Our inner voice is a valuable self-regulatory and motivational tool. It’s powerful! It helps our brain work through thoughts and also INTERNALIZE them. It can be our biggest ally or our biggest nemesis.
Our inner voice rules our:
🔸emotional expression and regulation
🔸ability to plan for communicative interaction
🔸theory of mind
🔸self-discrimination
🔸fantasy and creativity
🔸autobiographical memory
How parents develop a child’s inner voice will impact more than they think!
📌It will influence:
💭 How independent a child feels when exploring, playing, or even doing schoolwork
💭 How emotionally aware and regulated a child is/can be
💭 How resilient a child is when dealing with frustration or failure
💭 How supportive they are to themselves while doing hard things
💭 How they think of themselves in the family
🤔Our inner voice is made up of all of the ideas we have attached to ourselves. From how we behave to how others feel about us.

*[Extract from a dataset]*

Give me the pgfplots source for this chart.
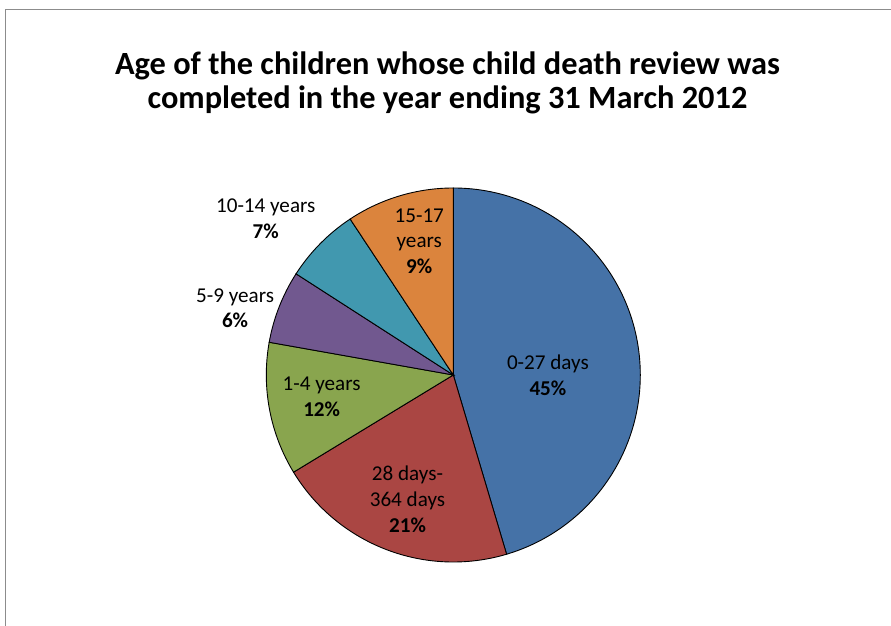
\documentclass[border=0pt]{standalone}
\usepackage{pgfplots}
\pgfplotsset{compat=1.18}
\usepackage{pgfplotstable}
\usepackage{fontspec}
\setmainfont{Carlito}
\definecolor{slice0}{HTML}{4572A7}
\definecolor{slice1}{HTML}{AA4643}
\definecolor{slice2}{HTML}{89A54E}
\definecolor{slice3}{HTML}{71588F}
\definecolor{slice4}{HTML}{4198AF}
\definecolor{slice5}{HTML}{DB843D}
\definecolor{framegray}{HTML}{8C8C8C}
\pgfplotstableread{
value
45.4
20.9
11.5
6.3
6.6
9.3
}\piedata
\begin{document}
\begin{tikzpicture}[x=1bp,y=1bp]
\path[use as bounding box] (0,0) rectangle (891,626);
\draw[framegray, line width=1.5bp] (5.5,0) -- (5.5,616.5) -- (891,616.5);
\node[anchor=base, font=\fontsize{32.5}{38}\selectfont\bfseries] at (447.5,551) {Age of the children whose child death review was};
\node[anchor=base, font=\fontsize{32.5}{38}\selectfont\bfseries] at (447.5,517) {completed in the year ending 31 March 2012};
\coordinate (pc) at (266.3,64);
\begin{axis}[at={(pc)}, anchor=south west, width=374bp, height=374bp, scale only axis,
  xmin=-1, xmax=1, ymin=-1, ymax=1, hide axis, clip=false]
\def\cum{0}
\pgfplotsforeachungrouped \i in {0,...,5}{
  \pgfplotstablegetelem{\i}{value}\of\piedata
  \pgfmathsetmacro\a{90-3.6*\cum}
  \pgfmathsetmacro\cumnew{\cum+\pgfplotsretval}
  \pgfmathsetmacro\b{90-3.6*\cumnew}
  \pgfmathsetmacro\ca{cos(\a)}
  \pgfmathsetmacro\sa{sin(\a)}
  \edef\temp{\noexpand\filldraw[fill=slice\i, draw=black, line width=0.9bp] (axis cs:0,0) -- (axis cs:\ca,\sa) arc[start angle=\a, end angle=\b, radius=187bp] -- cycle;}
  \temp
  \global\let\cum\cumnew
}
\begin{scope}[every node/.style={align=center, font=\fontsize{21.2}{26}\selectfont, text=black}]
\node at (axis cs:0.506,0.0) {0-27 days\\\textbf{45\%}};
\node at (axis cs:-0.245,-0.665) {28 days-\\364 days\\\textbf{21\%}};
\node at (axis cs:-0.704,-0.118) {1-4 years\\\textbf{12\%}};
\node at (axis cs:-1.167,0.357) {5-9 years\\\textbf{6\%}};
\node at (axis cs:-1.003,0.838) {10-14 years\\\textbf{7\%}};
\node at (axis cs:-0.182,0.715) {15-17\\years\\\textbf{9\%}};
\end{scope}
\end{axis}
\end{tikzpicture}
\end{document}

😓When we had a positive picture painted of ourselves it becomes the cheerleader in our corner that tells us that we can succeed if we just try harder or look for better solutions/support. However, when we hold a negative image of ourselves our inner voice pushes us to give up, hide our vulnerability or avoid the risk of hurtful words.
🤓That positive or negative influence then has a tremendous impact on how well a child and think through or even plan out their behavior beforehand. It impacts how they speak to themselves through a mistake, a school project, or after a fight with a friend. And it has such a big impact on how those experiences will go.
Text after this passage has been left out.